Moreover, and this is the important point for present purposes, each of these activities is, as we might put it, sui generis. That is to say, none of them can be composed of or decomposed into assemblies of any of the others. That would be like trying to reduce the language of music to the rules of arithmetic. Such reductions cannot be done. Wittgenstein's way of putting this point, a way picked up by Perkins (p. 9), is to say that with each kind of concept we can play a distinctive language game, and each new language game opens up a new form of life for us.

Here is not the place to give a full account of Wittgenstein's picture of words and how they work. One more aspect of Wittgenstein's picture, however, can help us to see more precisely exactly what needs to be added to Lehtinen and Ohlsson's and Stern and Staub's two accounts. As Wittgenstein insisted over and over in different ways, uses don't arise out of thin air; to acquire a new use requires at minimum (1) that there be situations that exemplify the new concept, serve as clear or paradigm cases of what the word names, and (2) that we can group additional cases, indeed an indefinitely large number of additional cases, with the exemplar cases as similar to it. Rosch (1978) and her colleagues call the constellation of features that allow such assimilation of new cases to an exemplar or paradigm case its prototype; starting from this notion, they have developed Wittgenstein's basic insights into a serious research programme.

However, and this is crucial, similarities are not carved into nature. Anything can be judged similar to anything else and dissimilar to anything else, depending on the properties with respect to which the comparison is being made; whether A is similar to B depends entirely on what feature(s) one has in mind. Since the feature(s) one has in mind depend(s) in turn on what one's interest in A and B is, and one's interest in A and B determines what actions one wants to take with respect to them, whether A is similar to B with respect to some feature, say F, depends entirely on what job the concept of F does for us.

On this picture, to acquire a new concept is to acquire a new ability. It is to be able to do something we could not do before: construct a number system starting with 0; see sand and the solar system as governed by the same laws; identify and describe superpositions; and so on. To illustrate what is meant here, consider the diagrams of the degrees of relationship at the centre of Halford, Wilson, and Phillips' paper.

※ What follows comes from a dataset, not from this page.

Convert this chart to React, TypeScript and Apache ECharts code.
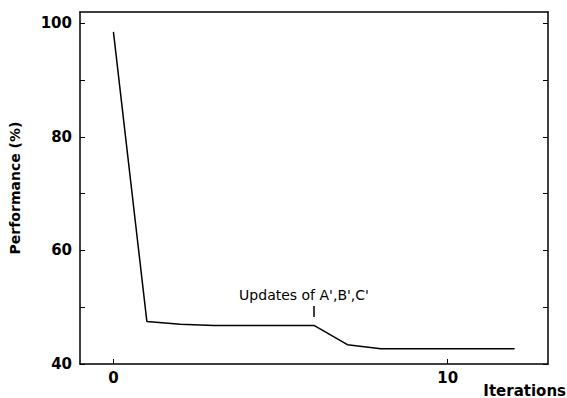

When I first encountered these diagrams, I had hardly any idea what they meant. To find out, I had to find out what the authors were using them to do. Once I understood the role they play in the paper, I knew what they meant.

Now, a new skill such as this cannot be decomposed into packages of old skills. If not, the new is more than a package of old skills. Likewise, learning to play music is more than a composition of old skills of finger movement, counting, etc.

This understanding of the relation of new abstract concepts to old ones points to a connection between Lehtinen and Ohlsson's and Stern and Staub's claims about abstraction and Perkins' notion of an epistemic game: one way to put the points I have been making would be to say that to acquire a new abstract concept, law, etc., is to acquire a new epistemic game. A new epistemic game is a new way of interacting cognitively with the world. It cannot be reduced to any old game or package of old games. Each new epistemic game contains something not just new but also sui generis.

Lehtinen and Ohlsson's picture of the acquisition of new abstractions reminds one a bit of the logical atomist picture of language: that the more complex is simply an assembly of the less complex. Perhaps one of the things that lead theorists into this picture nowadays is the way abstract concepts have to be generated in AI. In computers, the more complex always is indeed some combination of the less complex, ultimately binary bits, and has to be; there is nothing else for the more complex to be made of. But people are not limited to mere composition in this way. Unlike computers, people interact with the world, and the world contains utterly new similarity-classes and thus new ways to live and think, what Wittgenstein called new forms of life, without limit. This is what gives people what computers do not have, the capacity to create and acquire concepts that are genuinely new. As Perkins emphasizes, new similarities can be utterly dissimilar to ones we already have, as dissimilar as descriptive concepts are from explanation concepts (which themselves vary widely one from another), explanation concepts from normative concepts (concepts of justification, theoretical and practical goodness or adequacy), normative concepts from mathematical concepts, mathematical concepts from musical concepts, .... and so on, without end. (Description, explanation and the normative are closely related to Perkins' three basic kinds of epistemic game, characterization, explanation and justification.)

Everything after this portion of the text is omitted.